RECORDS FOR THE EXERCISE ->
* BEGIN *
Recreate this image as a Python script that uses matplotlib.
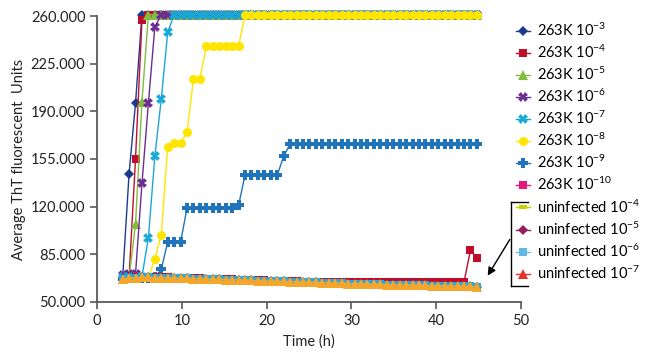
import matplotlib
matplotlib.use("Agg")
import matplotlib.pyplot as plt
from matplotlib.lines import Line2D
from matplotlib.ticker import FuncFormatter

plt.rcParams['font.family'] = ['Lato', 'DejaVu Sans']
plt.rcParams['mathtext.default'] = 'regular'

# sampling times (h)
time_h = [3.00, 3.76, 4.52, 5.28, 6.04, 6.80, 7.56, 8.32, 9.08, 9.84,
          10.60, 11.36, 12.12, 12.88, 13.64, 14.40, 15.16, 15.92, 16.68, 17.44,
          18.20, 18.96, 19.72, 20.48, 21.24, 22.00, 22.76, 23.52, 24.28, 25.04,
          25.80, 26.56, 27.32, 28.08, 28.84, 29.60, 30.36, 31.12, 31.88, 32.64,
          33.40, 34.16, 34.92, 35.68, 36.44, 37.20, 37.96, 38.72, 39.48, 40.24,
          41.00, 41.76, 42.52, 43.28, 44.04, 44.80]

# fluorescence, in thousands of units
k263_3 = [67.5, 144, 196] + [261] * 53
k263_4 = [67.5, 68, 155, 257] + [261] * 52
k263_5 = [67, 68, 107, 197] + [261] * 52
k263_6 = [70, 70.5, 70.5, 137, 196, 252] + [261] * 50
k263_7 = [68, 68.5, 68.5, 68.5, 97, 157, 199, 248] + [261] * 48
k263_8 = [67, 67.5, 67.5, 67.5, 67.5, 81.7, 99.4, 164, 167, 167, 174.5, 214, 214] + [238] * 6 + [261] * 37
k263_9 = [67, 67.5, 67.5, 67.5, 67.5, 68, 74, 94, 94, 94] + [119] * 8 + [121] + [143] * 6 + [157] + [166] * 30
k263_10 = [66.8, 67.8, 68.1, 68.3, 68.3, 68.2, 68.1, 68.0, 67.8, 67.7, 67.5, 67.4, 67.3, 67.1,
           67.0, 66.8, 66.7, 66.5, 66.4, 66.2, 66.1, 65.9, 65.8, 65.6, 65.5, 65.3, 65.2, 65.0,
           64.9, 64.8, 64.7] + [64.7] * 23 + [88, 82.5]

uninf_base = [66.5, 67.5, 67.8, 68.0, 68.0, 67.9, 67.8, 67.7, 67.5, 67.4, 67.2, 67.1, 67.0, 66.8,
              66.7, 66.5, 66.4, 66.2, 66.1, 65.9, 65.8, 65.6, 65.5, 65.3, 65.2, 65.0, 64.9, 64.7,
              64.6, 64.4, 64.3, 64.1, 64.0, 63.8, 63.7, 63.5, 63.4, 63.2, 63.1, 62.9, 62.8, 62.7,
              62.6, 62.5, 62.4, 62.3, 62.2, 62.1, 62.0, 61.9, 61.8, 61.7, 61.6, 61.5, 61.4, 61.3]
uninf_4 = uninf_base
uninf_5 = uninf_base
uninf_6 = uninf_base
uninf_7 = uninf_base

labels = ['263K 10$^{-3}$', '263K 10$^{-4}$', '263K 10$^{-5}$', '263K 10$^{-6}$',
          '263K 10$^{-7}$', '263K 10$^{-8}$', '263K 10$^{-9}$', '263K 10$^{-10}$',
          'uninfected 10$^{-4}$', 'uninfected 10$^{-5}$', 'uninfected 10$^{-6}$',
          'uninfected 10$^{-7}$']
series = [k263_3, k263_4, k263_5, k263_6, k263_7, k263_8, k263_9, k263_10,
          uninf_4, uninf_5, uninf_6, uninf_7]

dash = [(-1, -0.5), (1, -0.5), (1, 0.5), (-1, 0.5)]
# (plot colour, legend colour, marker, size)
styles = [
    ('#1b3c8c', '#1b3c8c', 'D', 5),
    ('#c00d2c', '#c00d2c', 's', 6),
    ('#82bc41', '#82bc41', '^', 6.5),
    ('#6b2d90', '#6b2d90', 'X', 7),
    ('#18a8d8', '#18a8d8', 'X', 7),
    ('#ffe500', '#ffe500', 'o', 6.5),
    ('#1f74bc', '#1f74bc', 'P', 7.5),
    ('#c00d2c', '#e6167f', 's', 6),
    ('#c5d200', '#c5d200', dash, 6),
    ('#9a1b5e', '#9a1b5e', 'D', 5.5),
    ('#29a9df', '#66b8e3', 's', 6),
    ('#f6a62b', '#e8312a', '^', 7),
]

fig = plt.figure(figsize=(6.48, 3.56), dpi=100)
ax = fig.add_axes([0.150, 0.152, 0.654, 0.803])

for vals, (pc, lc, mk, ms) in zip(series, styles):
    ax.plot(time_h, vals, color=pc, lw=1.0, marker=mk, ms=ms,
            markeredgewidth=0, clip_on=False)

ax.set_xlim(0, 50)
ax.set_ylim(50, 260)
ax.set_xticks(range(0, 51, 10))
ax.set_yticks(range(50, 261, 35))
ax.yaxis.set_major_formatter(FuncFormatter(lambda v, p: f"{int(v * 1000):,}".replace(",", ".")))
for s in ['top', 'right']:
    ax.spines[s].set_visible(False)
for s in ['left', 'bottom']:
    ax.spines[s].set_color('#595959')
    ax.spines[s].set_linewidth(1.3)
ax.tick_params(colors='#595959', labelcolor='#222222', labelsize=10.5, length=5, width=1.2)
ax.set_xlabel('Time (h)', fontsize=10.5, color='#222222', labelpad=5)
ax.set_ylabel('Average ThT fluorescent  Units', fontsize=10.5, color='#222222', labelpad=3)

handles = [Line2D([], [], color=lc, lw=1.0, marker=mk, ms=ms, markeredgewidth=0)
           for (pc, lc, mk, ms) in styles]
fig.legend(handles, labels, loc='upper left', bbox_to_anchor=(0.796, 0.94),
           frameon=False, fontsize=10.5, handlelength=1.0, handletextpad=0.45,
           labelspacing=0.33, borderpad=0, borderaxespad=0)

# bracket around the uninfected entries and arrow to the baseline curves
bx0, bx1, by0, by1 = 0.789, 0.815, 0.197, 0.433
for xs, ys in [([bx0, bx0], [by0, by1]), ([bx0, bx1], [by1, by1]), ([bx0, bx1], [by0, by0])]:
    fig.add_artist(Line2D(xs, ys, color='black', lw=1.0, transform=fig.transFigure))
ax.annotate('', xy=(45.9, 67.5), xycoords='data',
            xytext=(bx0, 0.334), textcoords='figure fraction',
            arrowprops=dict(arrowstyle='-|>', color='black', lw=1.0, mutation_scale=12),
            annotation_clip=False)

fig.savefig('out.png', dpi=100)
* END *
* BEGIN *
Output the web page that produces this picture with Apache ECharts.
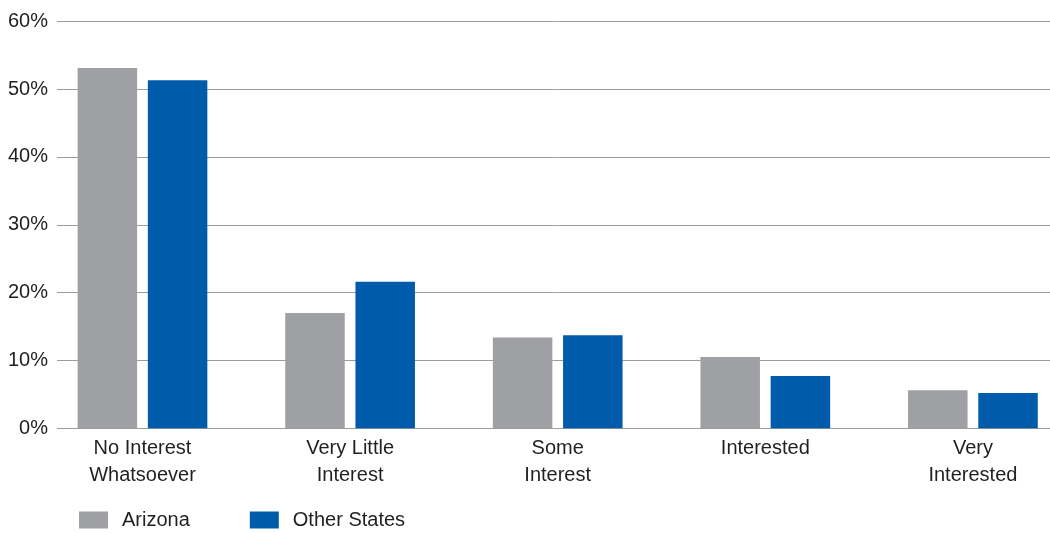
* END *
* BEGIN *
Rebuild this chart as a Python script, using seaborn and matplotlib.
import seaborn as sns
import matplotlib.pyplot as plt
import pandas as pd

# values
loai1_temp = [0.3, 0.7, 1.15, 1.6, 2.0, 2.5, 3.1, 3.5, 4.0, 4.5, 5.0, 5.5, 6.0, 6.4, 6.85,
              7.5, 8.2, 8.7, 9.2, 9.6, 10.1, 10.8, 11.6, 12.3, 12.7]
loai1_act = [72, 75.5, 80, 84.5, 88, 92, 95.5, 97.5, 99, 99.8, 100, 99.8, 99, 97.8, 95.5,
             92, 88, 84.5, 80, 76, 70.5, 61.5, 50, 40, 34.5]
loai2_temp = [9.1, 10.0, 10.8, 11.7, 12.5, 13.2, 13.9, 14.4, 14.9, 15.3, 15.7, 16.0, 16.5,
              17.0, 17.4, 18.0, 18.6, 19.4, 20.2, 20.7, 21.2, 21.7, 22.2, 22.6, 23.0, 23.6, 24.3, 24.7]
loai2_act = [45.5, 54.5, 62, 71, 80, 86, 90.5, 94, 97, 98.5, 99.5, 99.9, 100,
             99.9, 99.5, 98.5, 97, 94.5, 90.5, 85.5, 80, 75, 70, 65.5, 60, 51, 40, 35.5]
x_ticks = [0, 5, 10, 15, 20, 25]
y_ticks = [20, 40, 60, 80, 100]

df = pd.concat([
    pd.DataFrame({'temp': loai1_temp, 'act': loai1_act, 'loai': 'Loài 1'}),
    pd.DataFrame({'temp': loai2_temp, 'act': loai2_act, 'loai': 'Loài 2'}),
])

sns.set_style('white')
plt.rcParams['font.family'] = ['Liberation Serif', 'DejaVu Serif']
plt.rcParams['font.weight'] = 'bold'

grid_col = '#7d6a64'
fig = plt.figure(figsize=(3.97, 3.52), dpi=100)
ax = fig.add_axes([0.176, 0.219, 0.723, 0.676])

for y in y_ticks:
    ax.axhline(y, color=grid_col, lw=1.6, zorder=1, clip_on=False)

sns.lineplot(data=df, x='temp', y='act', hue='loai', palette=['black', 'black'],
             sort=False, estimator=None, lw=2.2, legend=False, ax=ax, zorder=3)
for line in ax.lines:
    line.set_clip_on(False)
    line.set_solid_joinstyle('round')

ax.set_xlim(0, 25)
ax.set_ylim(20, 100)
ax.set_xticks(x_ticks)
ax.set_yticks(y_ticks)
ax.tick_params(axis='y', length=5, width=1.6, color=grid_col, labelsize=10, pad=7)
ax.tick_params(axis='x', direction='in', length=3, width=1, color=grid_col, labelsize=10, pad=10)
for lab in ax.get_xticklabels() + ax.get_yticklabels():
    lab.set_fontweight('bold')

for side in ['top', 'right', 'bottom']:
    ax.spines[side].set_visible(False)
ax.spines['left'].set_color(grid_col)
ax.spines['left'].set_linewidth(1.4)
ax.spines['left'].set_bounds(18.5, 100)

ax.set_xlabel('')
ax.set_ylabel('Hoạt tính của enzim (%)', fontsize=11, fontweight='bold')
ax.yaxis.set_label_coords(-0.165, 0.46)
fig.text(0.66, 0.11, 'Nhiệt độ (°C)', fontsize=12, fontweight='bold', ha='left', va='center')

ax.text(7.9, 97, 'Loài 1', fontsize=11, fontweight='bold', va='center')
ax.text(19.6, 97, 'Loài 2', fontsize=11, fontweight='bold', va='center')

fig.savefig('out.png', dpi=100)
* END *
PROBLEM STATEMENT ->
Go up to the line with "Recreate this image" and retype exactly from there through the line with "41.00, 41.76, 42.52, 43.28, 44.04, 44.80]". Leave out pictures.

RESPONSE BELOW ->
Recreate this image as a Python script that uses matplotlib.
import matplotlib
matplotlib.use("Agg")
import matplotlib.pyplot as plt
from matplotlib.lines import Line2D
from matplotlib.ticker import FuncFormatter

plt.rcParams['font.family'] = ['Lato', 'DejaVu Sans']
plt.rcParams['mathtext.default'] = 'regular'

# sampling times (h)
time_h = [3.00, 3.76, 4.52, 5.28, 6.04, 6.80, 7.56, 8.32, 9.08, 9.84,
          10.60, 11.36, 12.12, 12.88, 13.64, 14.40, 15.16, 15.92, 16.68, 17.44,
          18.20, 18.96, 19.72, 20.48, 21.24, 22.00, 22.76, 23.52, 24.28, 25.04,
          25.80, 26.56, 27.32, 28.08, 28.84, 29.60, 30.36, 31.12, 31.88, 32.64,
          33.40, 34.16, 34.92, 35.68, 36.44, 37.20, 37.96, 38.72, 39.48, 40.24,
          41.00, 41.76, 42.52, 43.28, 44.04, 44.80]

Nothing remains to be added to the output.